I still remember finding Blade Runner on a beat-up VHS tape at this little rental place in Houston back in the late eighties. The cover looked promising—all neon and rain and Harrison Ford with a gun—but the clerk actually warned me it was “boring.” Thank god I ignored him. That first viewing was… well, confusing as hell, honestly. But something about it stuck with me in a way E.T. never did, even though everyone loved E.T. and basically nobody was talking about Blade Runner.

The thing is, both Blade Runner and Dune committed what Hollywood considers cardinal sins. They were slow. They were weird. They demanded you actually think instead of just consuming. When Blade Runner came out in 1982, it was competing against feel-good stuff like E.T.—films designed to make you smile and feel warm inside. Blade Runner made you feel cold and existentially uncertain. Not exactly summer blockbuster material.

Lynch’s Dune was even more of a commercial suicide mission. I mean, trying to cram Herbert’s massive, complex novel into a single film was ambitious to the point of delusion. The studio interference didn’t help—Lynch basically disowned the theatrical version, and you can see why. It’s dense, often incomprehensible, and packed with so much exposition it makes your head spin. Critics called it a mess, audiences stayed away, and everyone involved basically pretended it never happened.
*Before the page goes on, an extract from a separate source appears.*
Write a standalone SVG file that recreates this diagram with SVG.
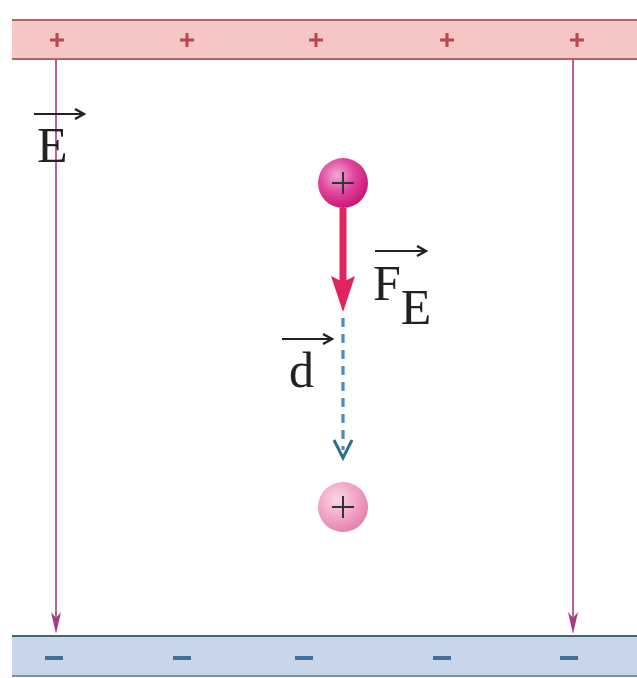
<svg xmlns="http://www.w3.org/2000/svg" width="637" height="678" viewBox="0 0 637 678">
<style>
.plus{stroke:#b8474f;stroke-width:3;fill:none}
.minus{stroke:#3f6f9a;stroke-width:4;fill:none}
.field{stroke:#a83a7e;stroke-width:1.6;fill:none}
.fhead{fill:#a83a7e}
.lbl{font-family:"Liberation Serif",serif;fill:#222}
.vec{stroke:#222;stroke-width:2.2;fill:none}
.cplus{stroke:#333;stroke-width:2;fill:none}
</style>
<defs>
<marker id="vecHead" markerWidth="12" markerHeight="12" refX="10" refY="6" orient="auto" markerUnits="userSpaceOnUse" viewBox="0 0 12 12">
<path d="M1,1 L10,6 L1,11" fill="none" stroke="#222" stroke-width="2.4"/>
</marker>
<radialGradient id="gq1" cx="0.38" cy="0.35" r="0.7">
<stop offset="0" stop-color="#f6a8d8"/>
<stop offset="0.5" stop-color="#e0469e"/>
<stop offset="1" stop-color="#c8136e"/>
</radialGradient>
<radialGradient id="gq2" cx="0.38" cy="0.35" r="0.7">
<stop offset="0" stop-color="#fbd6e6"/>
<stop offset="0.6" stop-color="#f0a0c4"/>
<stop offset="1" stop-color="#e27fad"/>
</radialGradient>
</defs>
<rect width="637" height="678" fill="#ffffff"/>

<g id="top-plate">
<rect x="12" y="20" width="625" height="39" fill="#f5c6c4"/>
<line x1="12" y1="20" x2="637" y2="20" stroke="#a86868" stroke-width="2"/>
<line x1="12" y1="59" x2="637" y2="59" stroke="#a86868" stroke-width="2"/>
<path class="plus" d="M50,40 h14 M57,33 v14 M180,40 h14 M187,33 v14 M309,40 h14 M316,33 v14 M440,40 h14 M447,33 v14 M570,40 h14 M577,33 v14"/>
</g>

<g id="bottom-plate">
<rect x="12" y="636" width="625" height="40" fill="#c8d5ea"/>
<line x1="12" y1="636" x2="637" y2="636" stroke="#3d6872" stroke-width="2"/>
<line x1="12" y1="676" x2="637" y2="676" stroke="#7f93a8" stroke-width="2"/>
<path class="minus" d="M45,658 h18 M173,658 h18 M295,658 h18 M433,658 h18 M560,658 h18"/>
</g>

<g id="connectors">
<line class="field" x1="56" y1="60" x2="56" y2="624"/>
<path class="fhead" d="M51,612 L56,634 L61,612 L56,618 Z"/>
<line class="field" x1="573" y1="60" x2="573" y2="624"/>
<path class="fhead" d="M568,612 L573,634 L578,612 L573,618 Z"/>
<line x1="343" y1="208" x2="343" y2="282" stroke="#e0245e" stroke-width="7"/>
<path d="M331,276 L343,312 L355,276 L343,282 Z" fill="#e0245e"/>
<line x1="343" y1="318" x2="343" y2="450" stroke="#4d8db0" stroke-width="3.2" stroke-dasharray="9,7"/>
<path d="M334,440 L343,458 L352,440" fill="none" stroke="#2f6f8a" stroke-width="3"/>
</g>

<g id="E-label">
<line class="vec" x1="34" y1="114" x2="84" y2="114" marker-end="url(#vecHead)"/>
<text class="lbl" x="37" y="162" font-size="50">E</text>
</g>

<g id="charge-initial">
<circle cx="343" cy="183" r="25" fill="url(#gq1)"/>
<path class="cplus" d="M332,183 h22 M343,172 v22"/>
</g>

<g id="FE-label">
<line class="vec" x1="375" y1="251" x2="426" y2="251" marker-end="url(#vecHead)"/>
<text class="lbl" x="373" y="300" font-size="50">F<tspan dy="24">E</tspan></text>
</g>

<g id="d-label">
<line class="vec" x1="282" y1="339" x2="332" y2="339" marker-end="url(#vecHead)"/>
<text class="lbl" x="289" y="387" font-size="50">d</text>
</g>

<g id="charge-final">
<circle cx="343" cy="507" r="25" fill="url(#gq2)"/>
<path class="cplus" d="M332,507 h22 M343,496 v22"/>
</g>
</svg>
But here’s what fascinates me as someone who’s spent years studying how films actually work: the very things that made these movies commercial failures are exactly what made them endure. They weren’t designed for mass consumption. They were too strange, too demanding, too uncompromising. And in an industry increasingly obsessed with focus groups and market research, that kind of artistic stubbornness is almost revolutionary.

I’ve watched Blade Runner probably fifty times over the years, and it reveals new details every single viewing. That’s not accident—it’s the result of incredibly meticulous filmmaking. Every shot is composed like a painting, every piece of production design tells part of the story, every line of dialogue carries multiple meanings. You can’t absorb all of that in one sitting, which is why it failed initially but why it keeps rewarding viewers decades later.

The practical effects in these films are a huge part of their lasting appeal. Before CGI took over everything, sci-fi filmmakers had to build their worlds physically. The Tyrell Corporation pyramid in Blade Runner, the sandworms in Dune—these were actual physical constructions that the actors could interact with. There’s a weight and reality to practical effects that digital work still struggles to match. When you watch modern sci-fi, you can often tell what’s real and what’s computer-generated. With these older films, everything feels solid and present.

The home video revolution changed everything for cult films like these. Blade Runner’s journey from failure to classic really accelerated with the director’s cut release in 1992. I picked up that version at my local video store, curious to see Scott’s actual vision without the studio-mandated voiceover and happy ending. It was like watching a completely different movie—one that trusted the audience to understand what was happening without having it explained to them.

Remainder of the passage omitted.